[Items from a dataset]
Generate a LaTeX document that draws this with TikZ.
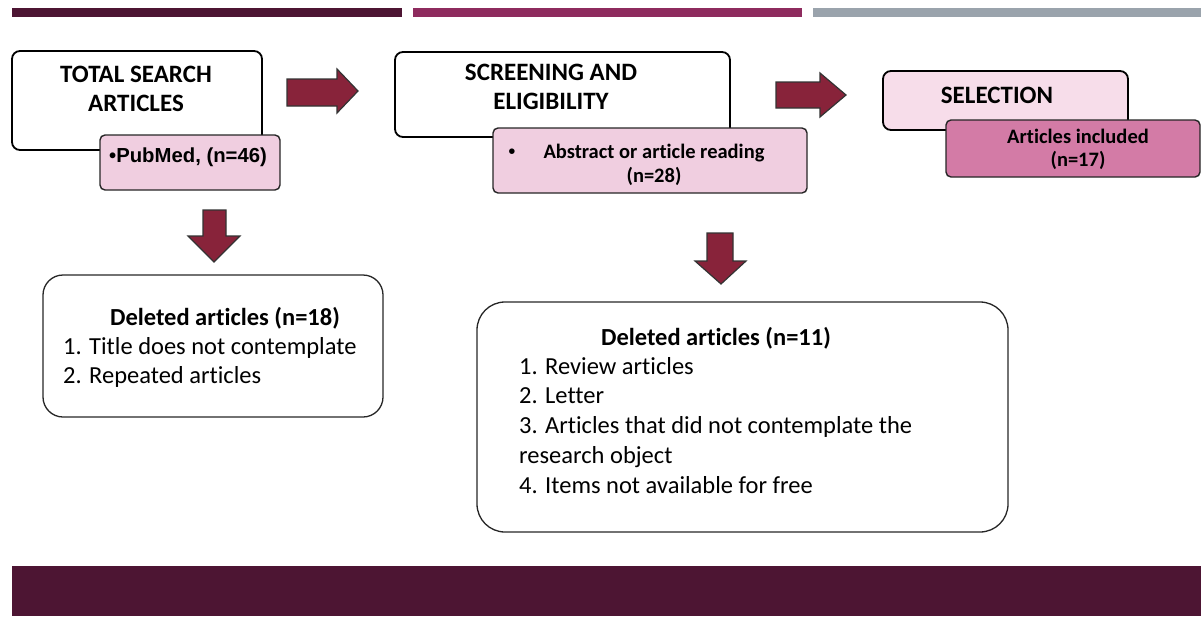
\documentclass[tikz,border=0pt]{standalone}
\usepackage{fontspec}
\setmainfont{Carlito}[Ligatures=NoCommon]
\newfontfamily\arialf{Liberation Sans}
\definecolor{plum}{HTML}{4D1533}
\definecolor{magplum}{HTML}{8E2B5E}
\definecolor{bargray}{HTML}{9AA3AC}
\definecolor{arrowred}{HTML}{88233A}
\definecolor{pinkA}{HTML}{F0CEE0}
\definecolor{pinkB}{HTML}{F7DDEA}
\definecolor{pinkC}{HTML}{D37BA6}
\begin{document}
\begin{tikzpicture}[x=1pt,y=-1pt,
  stagebox/.style={draw=black,line width=1.8pt,rounded corners=8pt,inner sep=0pt},
  subbox/.style={draw=black!85,line width=1.4pt,rounded corners=5pt,inner sep=0pt},
  delbox/.style={draw=black!85,line width=1.3pt,inner sep=0pt},
  blockarrow/.style={fill=arrowred,draw=black!80,line width=1.2pt,line join=miter},
  bigtitle/.style={font=\fontsize{25}{30}\selectfont\bfseries,inner sep=0pt,anchor=base},
  deltitle/.style={font=\fontsize{24.5}{30}\selectfont\bfseries,inner sep=0pt,anchor=base},
  smalltitle/.style={font=\fontsize{20.5}{24}\selectfont\bfseries,inner sep=0pt,anchor=base},
  listline/.style={font=\fontsize{24.5}{30}\selectfont,inner sep=0pt,anchor=base west},
]
\useasboundingbox (0,0) rectangle (1201,616);
% top bars and bottom band
\fill[plum] (12,8) rectangle (402,17);
\fill[magplum] (413,8) rectangle (802,17);
\fill[bargray] (813,8) rectangle (1201,17);
\fill[plum] (12,566) rectangle (1201,616);

% stage 1
\node[stagebox,minimum width=250pt,minimum height=99pt] (total) at (137,100.5) {};
\node[subbox,fill=pinkA,minimum width=180pt,minimum height=55pt] (pubmed) at (190,162.5) {};
\node[bigtitle] (t1a) at (136,82.5) {TOTAL SEARCH};
\node[bigtitle] (t1b) at (136,111.5) {ARTICLES};
\node[font=\fontsize{20.3}{24}\selectfont\arialf\bfseries,inner sep=0pt,anchor=base west] (pm) at (109,162.5) {\textbullet PubMed, (n=46)};

% stage 2
\node[stagebox,minimum width=335pt,minimum height=85pt] (screen) at (562.5,94.5) {};
\node[subbox,fill=pinkA,minimum width=314pt,minimum height=65pt] (abstract) at (650,160.5) {};
\node[bigtitle] (t2a) at (551,80.5) {SCREENING AND};
\node[bigtitle] (t2b) at (551,109.5) {ELIGIBILITY};
\node[font=\fontsize{20.5}{24}\selectfont\arialf,inner sep=0pt,anchor=base] (bul) at (512,158.5) {\textbullet};
\node[smalltitle] (ab1) at (654,158.5) {Abstract or article reading};
\node[smalltitle] (ab2) at (654,182.5) {(n=28)};

% stage 3
\node[stagebox,fill=pinkB,minimum width=245pt,minimum height=59pt] (select) at (1005.5,100.5) {};
\node[subbox,fill=pinkC,minimum width=254pt,minimum height=57pt] (included) at (1073,148.5) {};
\node[bigtitle] (t3) at (997,103.5) {SELECTION};
\node[smalltitle] (in1) at (1078,143.5) {Articles included};
\node[smalltitle] (in2) at (1078,166.5) {(n=17)};

% deleted boxes
\node[delbox,rounded corners=20pt,minimum width=340pt,minimum height=142pt] (del1) at (213,346) {};
\node[deltitle] (d1t) at (225,325) {Deleted articles (n=18)};
\node[listline] (d1a) at (63,354) {1. Title does not contemplate};
\node[listline] (d1b) at (63,383) {2. Repeated articles};

\node[delbox,rounded corners=28pt,minimum width=531pt,minimum height=230pt] (del2) at (742.5,417) {};
\node[deltitle] (d2t) at (716,345) {Deleted articles (n=11)};
\node[listline] (d2a) at (519,374) {1. Review articles};
\node[listline] (d2b) at (519,403) {2. Letter};
\node[listline] (d2c) at (519,433) {3. Articles that did not contemplate the};
\node[listline] (d2d) at (519,463) {research object};
\node[listline] (d2e) at (519,493) {4. Items not available for free};

% block arrows
\draw[blockarrow] (287,79) -- (337,79) -- (337,69) -- (358,91) -- (337,113) -- (337,106) -- (287,106) -- cycle;
\draw[blockarrow] (776,82) -- (820,82) -- (820,73) -- (846,95) -- (820,117) -- (820,108) -- (776,108) -- cycle;
\draw[blockarrow] (203,210) -- (226,210) -- (226,236) -- (240,236) -- (214,262) -- (188,236) -- (203,236) -- cycle;
\draw[blockarrow] (707,233) -- (733,233) -- (733,261) -- (746,261) -- (721,284) -- (695,261) -- (707,261) -- cycle;
\end{tikzpicture}
\end{document}
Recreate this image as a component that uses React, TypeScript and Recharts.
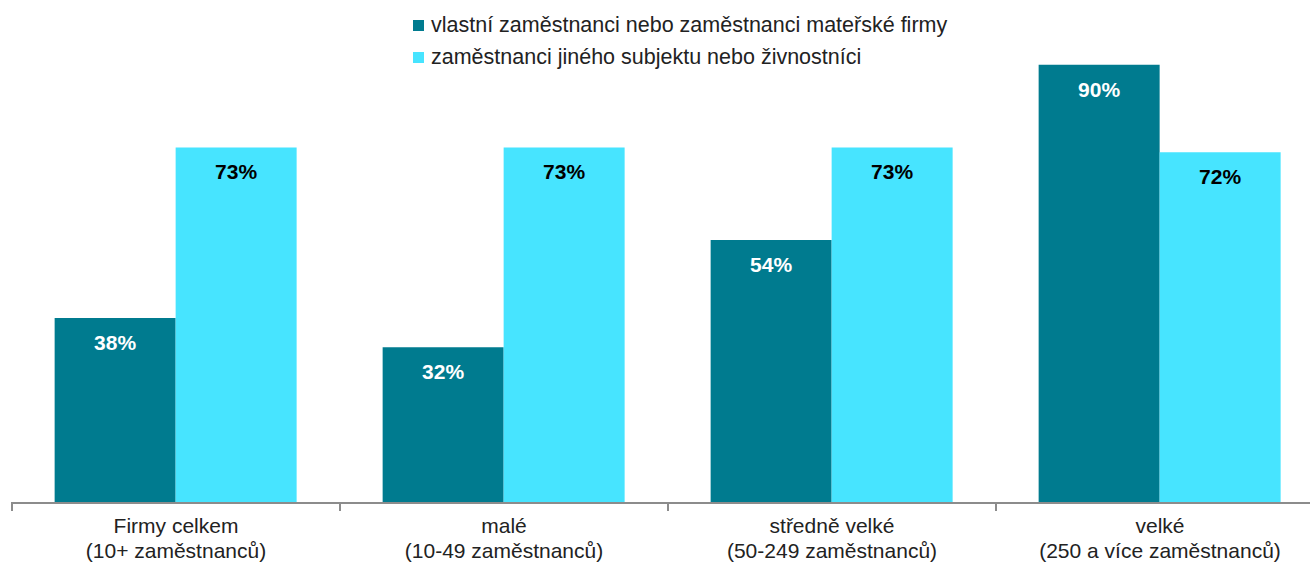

§ Brief: All entries must be written out again exactly as given, with no pictures in the copy.

§ Correct output:
Generate a LaTeX document that draws this with TikZ.
\documentclass[tikz,border=0pt]{standalone}
\usepackage{fontspec}
\setmainfont{Carlito}[Ligatures=NoCommon]
\newfontfamily\arialf{Liberation Sans}
\definecolor{plum}{HTML}{4D1533}
\definecolor{magplum}{HTML}{8E2B5E}
\definecolor{bargray}{HTML}{9AA3AC}
\definecolor{arrowred}{HTML}{88233A}
\definecolor{pinkA}{HTML}{F0CEE0}
\definecolor{pinkB}{HTML}{F7DDEA}
\definecolor{pinkC}{HTML}{D37BA6}
\begin{document}
\begin{tikzpicture}[x=1pt,y=-1pt,
  stagebox/.style={draw=black,line width=1.8pt,rounded corners=8pt,inner sep=0pt},
  subbox/.style={draw=black!85,line width=1.4pt,rounded corners=5pt,inner sep=0pt},
  delbox/.style={draw=black!85,line width=1.3pt,inner sep=0pt},
  blockarrow/.style={fill=arrowred,draw=black!80,line width=1.2pt,line join=miter},
  bigtitle/.style={font=\fontsize{25}{30}\selectfont\bfseries,inner sep=0pt,anchor=base},
  deltitle/.style={font=\fontsize{24.5}{30}\selectfont\bfseries,inner sep=0pt,anchor=base},
  smalltitle/.style={font=\fontsize{20.5}{24}\selectfont\bfseries,inner sep=0pt,anchor=base},
  listline/.style={font=\fontsize{24.5}{30}\selectfont,inner sep=0pt,anchor=base west},
]
\useasboundingbox (0,0) rectangle (1201,616);
% top bars and bottom band
\fill[plum] (12,8) rectangle (402,17);
\fill[magplum] (413,8) rectangle (802,17);
\fill[bargray] (813,8) rectangle (1201,17);
\fill[plum] (12,566) rectangle (1201,616);

% stage 1
\node[stagebox,minimum width=250pt,minimum height=99pt] (total) at (137,100.5) {};
\node[subbox,fill=pinkA,minimum width=180pt,minimum height=55pt] (pubmed) at (190,162.5) {};
\node[bigtitle] (t1a) at (136,82.5) {TOTAL SEARCH};
\node[bigtitle] (t1b) at (136,111.5) {ARTICLES};
\node[font=\fontsize{20.3}{24}\selectfont\arialf\bfseries,inner sep=0pt,anchor=base west] (pm) at (109,162.5) {\textbullet PubMed, (n=46)};

% stage 2
\node[stagebox,minimum width=335pt,minimum height=85pt] (screen) at (562.5,94.5) {};
\node[subbox,fill=pinkA,minimum width=314pt,minimum height=65pt] (abstract) at (650,160.5) {};
\node[bigtitle] (t2a) at (551,80.5) {SCREENING AND};
\node[bigtitle] (t2b) at (551,109.5) {ELIGIBILITY};
\node[font=\fontsize{20.5}{24}\selectfont\arialf,inner sep=0pt,anchor=base] (bul) at (512,158.5) {\textbullet};
\node[smalltitle] (ab1) at (654,158.5) {Abstract or article reading};
\node[smalltitle] (ab2) at (654,182.5) {(n=28)};

% stage 3
\node[stagebox,fill=pinkB,minimum width=245pt,minimum height=59pt] (select) at (1005.5,100.5) {};
\node[subbox,fill=pinkC,minimum width=254pt,minimum height=57pt] (included) at (1073,148.5) {};
\node[bigtitle] (t3) at (997,103.5) {SELECTION};
\node[smalltitle] (in1) at (1078,143.5) {Articles included};
\node[smalltitle] (in2) at (1078,166.5) {(n=17)};

% deleted boxes
\node[delbox,rounded corners=20pt,minimum width=340pt,minimum height=142pt] (del1) at (213,346) {};
\node[deltitle] (d1t) at (225,325) {Deleted articles (n=18)};
\node[listline] (d1a) at (63,354) {1. Title does not contemplate};
\node[listline] (d1b) at (63,383) {2. Repeated articles};

\node[delbox,rounded corners=28pt,minimum width=531pt,minimum height=230pt] (del2) at (742.5,417) {};
\node[deltitle] (d2t) at (716,345) {Deleted articles (n=11)};
\node[listline] (d2a) at (519,374) {1. Review articles};
\node[listline] (d2b) at (519,403) {2. Letter};
\node[listline] (d2c) at (519,433) {3. Articles that did not contemplate the};
\node[listline] (d2d) at (519,463) {research object};
\node[listline] (d2e) at (519,493) {4. Items not available for free};

% block arrows
\draw[blockarrow] (287,79) -- (337,79) -- (337,69) -- (358,91) -- (337,113) -- (337,106) -- (287,106) -- cycle;
\draw[blockarrow] (776,82) -- (820,82) -- (820,73) -- (846,95) -- (820,117) -- (820,108) -- (776,108) -- cycle;
\draw[blockarrow] (203,210) -- (226,210) -- (226,236) -- (240,236) -- (214,262) -- (188,236) -- (203,236) -- cycle;
\draw[blockarrow] (707,233) -- (733,233) -- (733,261) -- (746,261) -- (721,284) -- (695,261) -- (707,261) -- cycle;
\end{tikzpicture}
\end{document}
Recreate this image as a component that uses React, TypeScript and Recharts.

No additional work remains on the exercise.